Penyebab proses Islamisasi berjalan damai karena kepiawaian para mubalig dalam memilih media dakwah, seperti sosial budaya, ekonomi, dan politik. Dalam penggunaan media budaya, sebagian mubalig memanfaatkan wayang sebagai salah satu media dakwah. Sunan Kalijaga, misalnya, mampu menarik simpati rakyat Jawa yang amat akrab dengan budaya dan tradisi Hindu-Buddha.
Para pembawa panji Islam juga memanfaatkan aspek ekonomi untuk mengembangkan nilai-nilai dan ajaran Islam. Dari berbagai literatur terungkap, aspek itu menempati posisi strategis dalam upaya Islamisasi di Nusantara. Salah satu faktor yang mendorong minat masyarakat Nusantara mengikuti agama para pedagang itu karena tata cara dagang serta perilaku sehari-hari lainnya dianggap menarik sanubari masyarakat setempat.
Setelah kokoh menancapkan pengaruhnya di Indonesia, peran Islam lambat laun meningkat ke wilayah politik melalui upaya mendirikan kerajaan Islam, antara lain Kerajaan Pasai, Demak, Mataram, dan Pajang. Lalu, semua itu mengalami keruntuhan karena adanya berbagai faktor, baik konflik internal di antara anggota keluarga kerajaan maupun faktor eksternal seperti serbuan kolonialis Portugis dan Belanda. Namun, posisi Islam tetap kukuh dan kian menyatu dengan kehidupan masyarakat dan hampir selalu memperlihatkan wajahnya yang ramah dan santun. Gejolak yang sifatnya radikal nyaris tak terdengar.
Dakwah santun
Memahami Islam secara tekstualistik akan mendatangkan sikap ekstrem. Padahal, Al Quran tidak melegitimasi sedikit pun perilaku dan sikap yang melampaui batas. Dalam konteks ini, ada tiga sikap yang dikategorikan ”melampaui batas”.Pertama, ghuluw, bentuk ekspresi berlebihan manusia dalam merespons persoalan hingga mewujud dalam sikap-sikap di luar batas kewajaran kemanusiaan.

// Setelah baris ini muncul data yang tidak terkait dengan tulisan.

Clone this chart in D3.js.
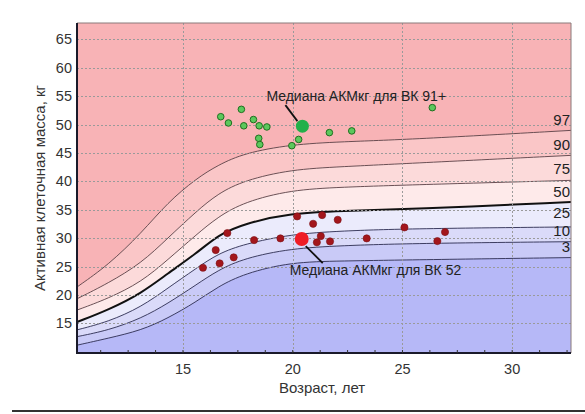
<!doctype html>
<html>
<head>
  <meta charset="utf-8">
  <style>
    body { margin:0; background:#fff; }
    svg { display:block; font-family:"Liberation Sans", Arial, sans-serif; }
    .grid line { stroke:#9a9a9a; stroke-dasharray:2,2; shape-rendering:crispEdges; }
    .tick-label { fill:#333; font-size:14.5px; }
    .pct-label { fill:#222; font-size:15px; text-anchor:end; }
    .note { fill:#222; font-size:14px; }
  </style>
  <script src="https://cdn.jsdelivr.net/npm/d3@7"></script>
</head>
<body>
<script>

  // percentile curves (age -> active cell mass, kg)
  var ages = [10.2, 11.6, 13.1, 14.3, 15.6, 16.6, 17.8, 19.9, 22.2, 25.4, 32.7];
  var p97  = [21.5, 25.3, 30.9, 36.3, 40.5, 42.9, 45.0, 46.5, 47.0, 47.4, 49.0];
  var p90  = [19.4, 22.1, 25.6, 30.0, 34.7, 37.9, 40.2, 42.1, 42.6, 43.2, 44.6];
  var p75  = [17.4, 19.4, 22.3, 26.2, 30.6, 33.8, 36.4, 38.5, 39.0, 39.4, 40.2];
  var p50  = [15.3, 17.4, 20.3, 23.8, 27.3, 30.6, 32.6, 34.4, 34.8, 35.1, 36.4];
  var p25  = [13.9, 15.3, 17.9, 21.2, 24.7, 27.3, 29.0, 30.7, 31.3, 31.7, 32.0];
  var p10  = [12.7, 13.8, 15.9, 18.5, 21.8, 24.4, 26.5, 28.2, 28.7, 29.1, 29.4];
  var p3   = [11.2, 12.4, 13.8, 15.9, 18.8, 21.5, 23.8, 25.8, 26.0, 26.2, 26.6];
  var pctNames = ["97", "90", "75", "50", "25", "10", "3"];

  // group "ВК 91+" (green)
  var greenAge = [16.72, 17.07, 17.66, 17.77, 18.21, 18.47, 18.82, 18.45, 18.5, 19.96, 20.27, 21.67, 22.69, 26.36];
  var greenVal = [51.4, 50.3, 52.7, 49.8, 50.9, 49.8, 49.6, 47.6, 46.5, 46.3, 47.4, 48.6, 48.9, 53.0];
  var greenMedian = [20.44, 49.74];

  // group "ВК 52" (red)
  var redAge = [20.2, 21.34, 20.93, 22.05, 17.02, 18.24, 19.44, 21.28, 21.1, 21.7, 23.37, 16.49, 16.67, 17.31, 15.91, 25.09, 26.94, 26.59];
  var redVal = [33.85, 34.08, 32.55, 33.25, 30.91, 29.68, 29.98, 30.38, 29.28, 29.45, 29.98, 27.92, 25.58, 26.64, 24.81, 31.91, 31.09, 29.5];
  var redMedian = [20.41, 29.86];

  var xTicks = [15, 20, 25, 30];
  var yTicks = [15, 20, 25, 30, 35, 40, 45, 50, 55, 60, 65];

  var bandColors = ["#f8b3b6", "#fac6c7", "#fcdada", "#feeaea", "#ebebfc", "#dadaf9", "#c9caf7", "#b6b8f7"];

  var width = 585, height = 414;
  var pL = 77, pR = 571, pT = 23, pB = 353;

  var x = d3.scaleLinear().domain([10.17, 32.68]).range([pL, pR]);
  var y = d3.scaleLinear().domain([9.8, 67.9]).range([pB, pT]);

  var smooth = d3.curveBasis;

  var svg = d3.select("body").append("svg")
     .attr("width", width)
     .attr("height", height);

  svg.append("clipPath").attr("id", "plot")
     .append("rect")
     .attr("x", pL).attr("y", pT)
     .attr("width", pR - pL).attr("height", pB - pT);

  var curves = [p97, p90, p75, p50, p25, p10, p3].map(function(vals) {
     return ages.map(function(a, i) { return [a, vals[i]]; });
  });

  var plot = svg.append("g").attr("clip-path", "url(#plot)");

  // bands between curves
  var bounds = [null].concat(curves).concat([null]);
  for (var b = 0; b < bounds.length - 1; b++) {
     var upper = bounds[b], lower = bounds[b + 1];
     var pts = ages.map(function(a, i) {
        return {
           a: a,
           hi: upper ? upper[i][1] : 70,
           lo: lower ? lower[i][1] : 5
        };
     });
     var area = d3.area()
        .curve(smooth)
        .x(function(d) { return x(d.a); })
        .y0(function(d) { return y(d.lo); })
        .y1(function(d) { return y(d.hi); });
     plot.append("path")
        .attr("d", area(pts))
        .attr("fill", bandColors[b])
        .attr("stroke", bandColors[b])
        .attr("stroke-width", 0.5);
  }

  // grid
  var grid = svg.append("g").attr("class", "grid");
  grid.selectAll(".gx").data(xTicks).enter().append("line")
     .attr("x1", function(d) { return Math.round(x(d)) + 0.5; })
     .attr("x2", function(d) { return Math.round(x(d)) + 0.5; })
     .attr("y1", pT).attr("y2", pB);
  grid.selectAll(".gy").data(yTicks).enter().append("line")
     .attr("y1", function(d) { return Math.round(y(d)) + 0.5; })
     .attr("y2", function(d) { return Math.round(y(d)) + 0.5; })
     .attr("x1", pL).attr("x2", pR);

  // percentile lines
  var line = d3.line()
     .curve(smooth)
     .x(function(d) { return x(d[0]); })
     .y(function(d) { return y(d[1]); });

  plot.selectAll(".pct").data(curves).enter().append("path")
     .attr("d", line)
     .attr("fill", "none")
     .attr("stroke", function(d, i) { return i < 3 ? "#5a3e44" : (i == 3 ? "#111" : "#2c2c50"); })
     .attr("stroke-width", function(d, i) { return i == 3 ? 2 : 0.9; });

  // label lift above each curve end (25 sits a bit higher)
  var lift = [5, 5, 6, 5, 9, 6, 6];
  svg.selectAll(".pct-label").data(curves).enter().append("text")
     .attr("class", "pct-label")
     .attr("x", pR - 1)
     .attr("y", function(d, i) { return y(d[d.length - 1][1]) - lift[i]; })
     .text(function(d, i) { return pctNames[i]; });

  // points
  svg.append("g").selectAll("circle")
     .data(greenAge.map(function(a, i) { return [a, greenVal[i]]; }))
     .enter().append("circle")
     .attr("cx", function(d) { return x(d[0]); })
     .attr("cy", function(d) { return y(d[1]); })
     .attr("r", 3.3)
     .attr("fill", "#5cc85c")
     .attr("stroke", "#1f6e1f")
     .attr("stroke-width", 1);

  svg.append("g").selectAll("circle")
     .data(redAge.map(function(a, i) { return [a, redVal[i]]; }))
     .enter().append("circle")
     .attr("cx", function(d) { return x(d[0]); })
     .attr("cy", function(d) { return y(d[1]); })
     .attr("r", 3.6)
     .attr("fill", "#a3161c")
     .attr("stroke", "#7a1015")
     .attr("stroke-width", 0.6);

  // medians + notes
  var gx = x(greenMedian[0]), gy = y(greenMedian[1]);
  svg.append("line")
     .attr("x1", gx - 17).attr("y1", gy - 21)
     .attr("x2", gx - 5).attr("y2", gy - 5)
     .attr("stroke", "#111").attr("stroke-width", 1.8);
  svg.append("circle")
     .attr("cx", gx).attr("cy", gy).attr("r", 6.5)
     .attr("fill", "#22b04a");
  svg.append("text").attr("class", "note")
     .attr("x", gx - 36).attr("y", gy - 25)
     .text("Медиана АКМкг для ВК 91+");

  var rx = x(redMedian[0]), ry = y(redMedian[1]);
  svg.append("line")
     .attr("x1", rx + 4).attr("y1", ry + 7)
     .attr("x2", rx + 21).attr("y2", ry + 24)
     .attr("stroke", "#111").attr("stroke-width", 1.8);
  svg.append("circle")
     .attr("cx", rx).attr("cy", ry).attr("r", 7)
     .attr("fill", "#ee1c25");
  svg.append("text").attr("class", "note")
     .attr("x", rx - 12).attr("y", ry + 36)
     .text("Медиана АКМкг для ВК 52");

  // frame
  svg.append("path")
     .attr("d", "M" + pL + "," + pT + "H" + pR + "V" + pB)
     .attr("fill", "none").attr("stroke", "#8a7a7a").attr("stroke-width", 1);
  svg.append("path")
     .attr("d", "M" + pL + "," + pT + "V" + pB + "H" + pR)
     .attr("fill", "none").attr("stroke", "#1a1a2a").attr("stroke-width", 2);

  // minor x ticks
  svg.append("g").selectAll("line")
     .data(d3.range(11.25, 32.7, 1.25))
     .enter().append("line")
     .attr("x1", function(d) { return x(d); })
     .attr("x2", function(d) { return x(d); })
     .attr("y1", pB).attr("y2", pB - 3)
     .attr("stroke", "#333").attr("stroke-width", 1);

  // tick labels
  svg.selectAll(".xl").data(xTicks).enter().append("text")
     .attr("class", "tick-label")
     .attr("x", function(d) { return x(d); })
     .attr("y", 374)
     .attr("text-anchor", "middle")
     .text(function(d) { return d; });

  svg.selectAll(".yl").data(yTicks).enter().append("text")
     .attr("class", "tick-label")
     .attr("x", 72)
     .attr("y", function(d) { return y(d) + 5; })
     .attr("text-anchor", "end")
     .text(function(d) { return d; });

  // axis titles
  svg.append("text")
     .attr("x", (pL + pR) / 2 - 2)
     .attr("y", 393)
     .attr("text-anchor", "middle")
     .attr("fill", "#333")
     .style("font-size", "15px")
     .text("Возраст, лет");

  svg.append("text")
     .attr("transform", "translate(45," + 188 + ") rotate(-90)")
     .attr("text-anchor", "middle")
     .attr("fill", "#333")
     .style("font-size", "15px")
     .text("Активная клеточная масса, кг");

  // rule under the chart
  svg.append("line")
     .attr("x1", 12).attr("x2", 585)
     .attr("y1", 411).attr("y2", 411)
     .attr("stroke", "#333").attr("stroke-width", 2);

</script>
</body>
</html>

Kedua, tatharruf, sikap berlebihan karena dorongan emosional yang berimplikasi kepada empati berlebihan dan sinisme keterlaluan dari masyarakat.
Ketiga, irhab, yang mengundang kekhawatiran karena bisa membenarkan kekerasan atas nama agama. Irhab adalah sikap dan tindakan berlebihan karena dorongan agama atau ideologi.
Idealnya, seorang Muslim harus memahami ajaran Islam secara utuh, hingga berdampak sosial yang positif bagi dirinya. Alangkah kering dan gersangnya agama jika aspek eksoterik dalam Islam hanya sebatas legal-formal dan tekstualistik. Sebuah ayat tentang jihad akan terasa gersang jika pemahamannya dimonopoli tafsir ”perang mengangkat senjata”. Padahal, jihad pada masa Rasulullah merupakan wujud pembebasan rakyat untuk menghapus diskriminasi dan melindungi hak-hak rakyat demi terbangunnya tatanan masyarakat yang beradab.
Puncak keberagamaan seseorang terletak pada sikap arif dan bijaksana (al-hikmah). Di sinilah perlunya mengedepankan aspek esoteris Islam. Sisi ini merupakan pemahaman keislaman yang moderat, serta bentuk dakwah yang mengedepankan qaulan karima (perkataan yang mulia), qaulan ma’rufa (perkataan yang baik), qaulan maisura (perkataan yang pantas), qaulan layyinan (perkataan yang lemah lembut), qaulan baligha (perkataan yang berbekas pada jiwa), dan qaulan tsaqila (perkataan yang berat). Semua sikap itu telah diamanatkan dalam Al Quran.